Thursday, January 24, 2013

The "Self"?

I've been thinking a lot about the "self" lately. Not myself in particular, but about what the concept means.

At Christmas, the lovely Carol gave me a copy of Hood's The Self Illusion, which doesn't quite prove what the blurb says it does.

But what I want to write about today is something I heard on NPR, maybe on Talk of the Nation: it was an interview with Daniel Levitin, who wrote this fascinating article about what remains when memories of the past are gone.

In response to something I've already forgotten, Levitin said that what we call the "self" has four, um, aspects. Or something (I don't think he said "components"). Parts, maybe?
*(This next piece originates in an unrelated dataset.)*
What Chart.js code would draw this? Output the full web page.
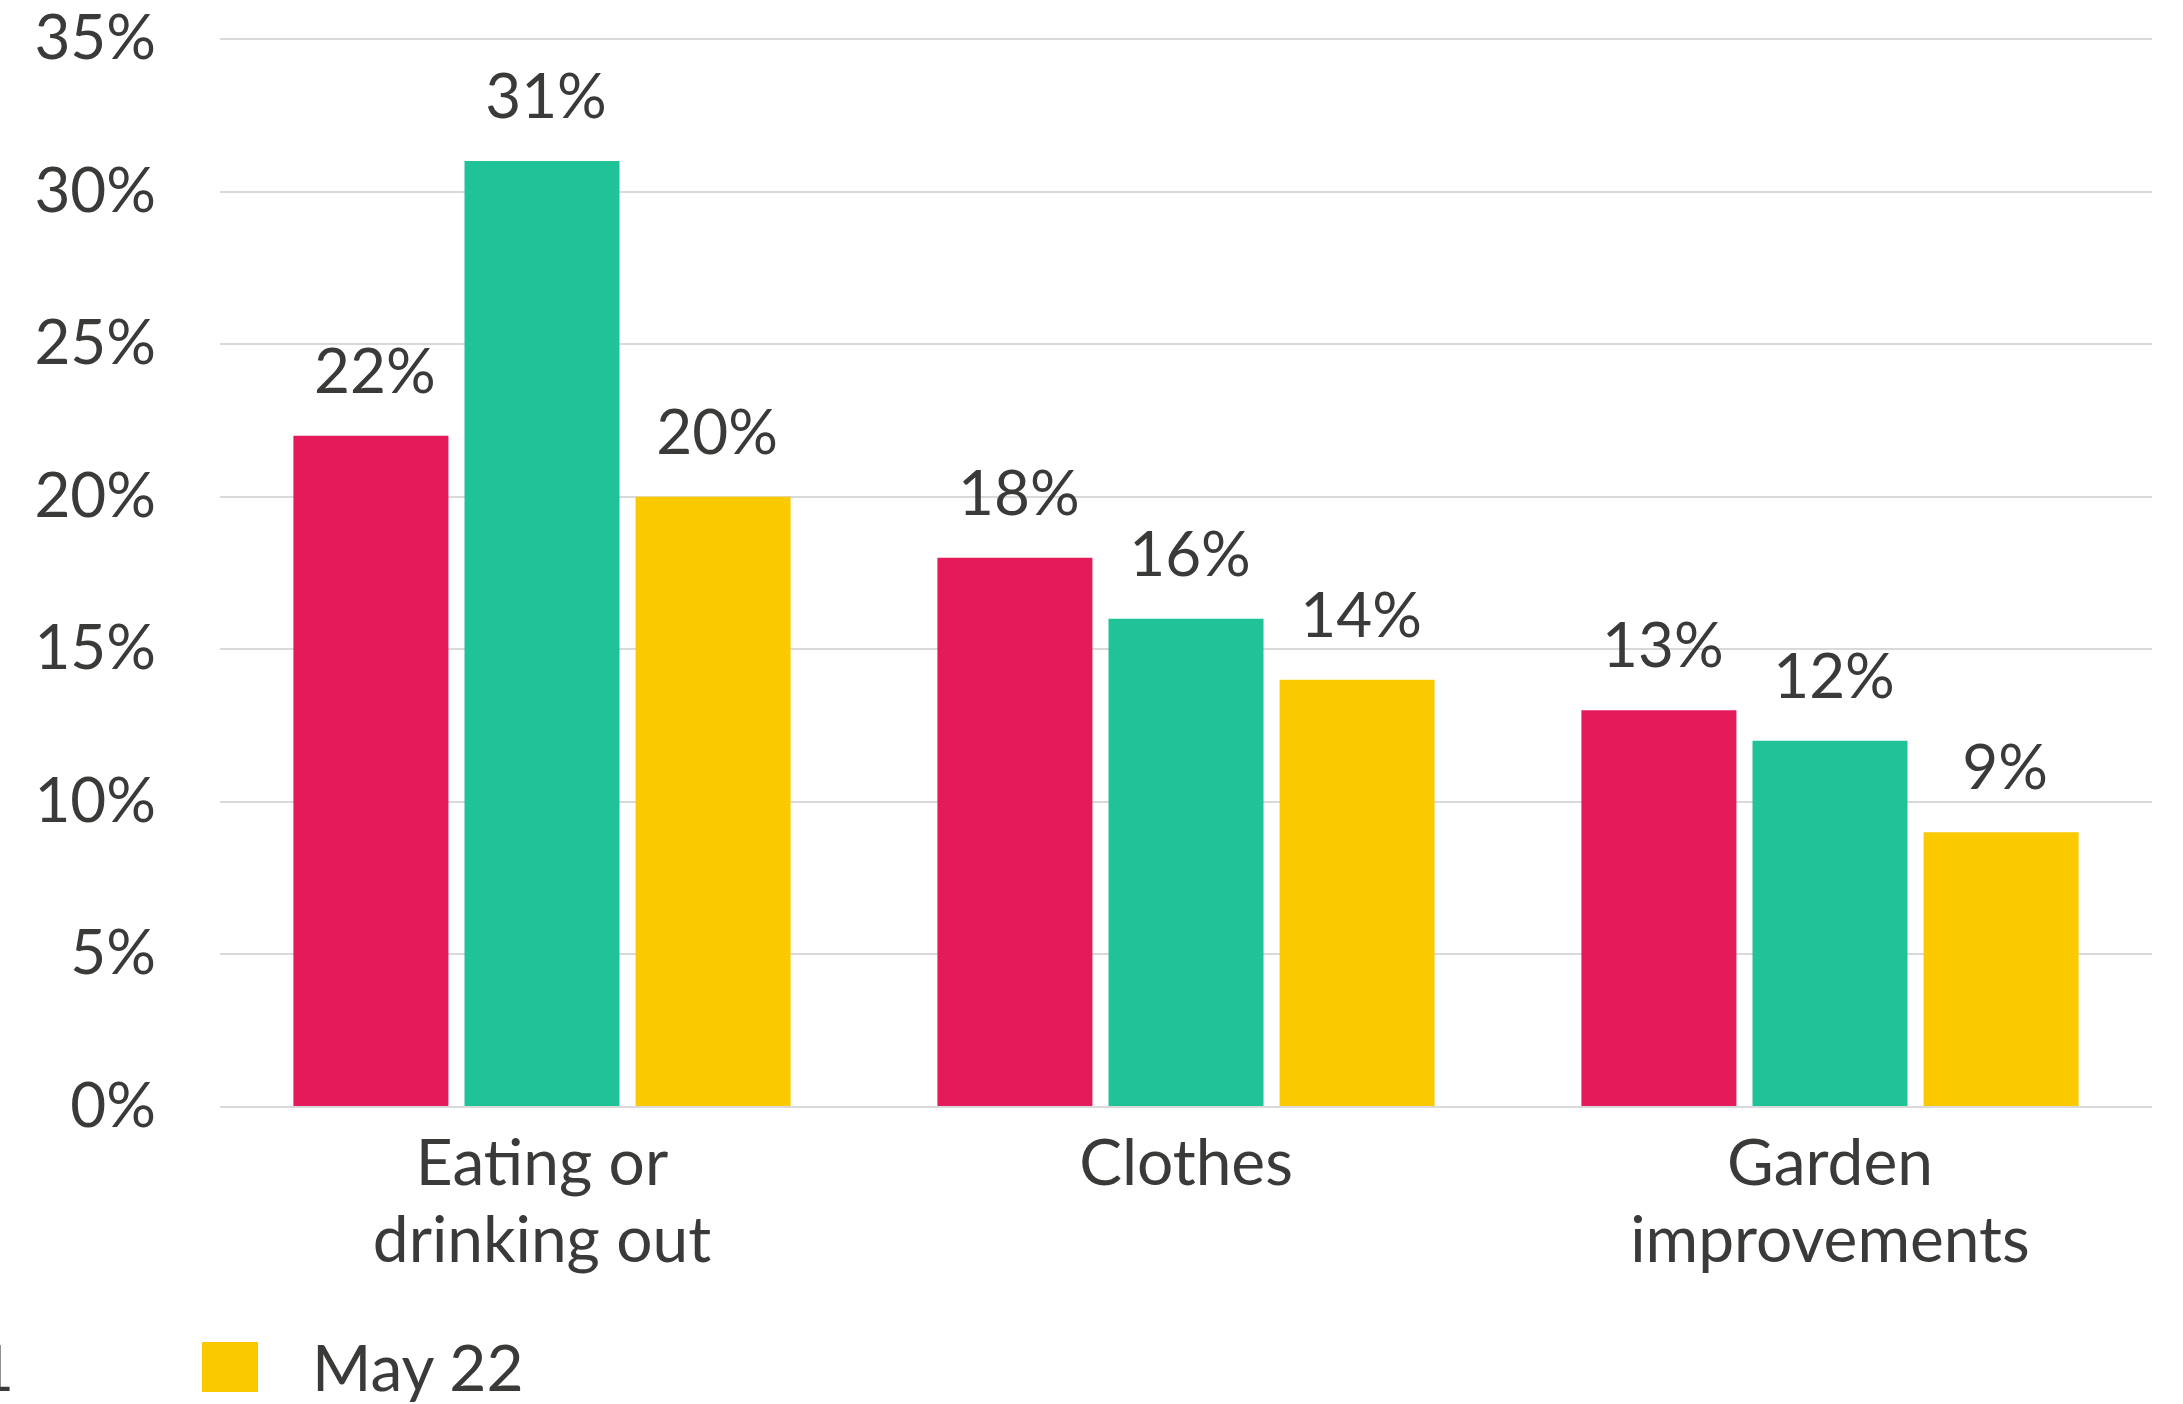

Anyway, here they are, to the extent that I remembered them:

  1. Self-awareness.
    For example, you can recognize yourself in the mirror
  2. Agency
    You recognize that you're mostly in control of your body and can decide to do things with it.
  3. Tastes, preferences
  4. Our stories.
    Our history, the struggles we endured, the obstacles overcome, this sort of thing. This is what's lost when long-term memory is lost.
If we lose our stories, Levitin said, we lose a big part of ourselves. Indeed we do! But that's not the whole story. Levitin concludes his article with this observation about "Tom" and his brain tumor:
When I saw Tom, something fundamentally Tom was still there. Some of us call it personality, or essence. Some call it the "soul." Whatever it is, the tumor that took Tom's memory had not touched it.
Amnesia and the Self That Remains When Memory Is Lost
from theatlantic.com, December 2012
Isn't it interesting that Levitin, a neuroscientist, talks about personality or essence or soul (as does Thompson in Anatomy of the Soul)—whereas people like Hood and Pinker say the self or the soul (what Pinker disparagingly calls the ghost in the machine) is an illusion?

Though some people say there's no such thing as a "self," nobody can actually live as though they're just an illusion.

I'm not sure where I was going with all that, but I wanted to share Levitin's list of four aspects of the "self" with you. And I also wanted to note that God tells his people over and over to remember—something important in many relationships. More on that in a future post.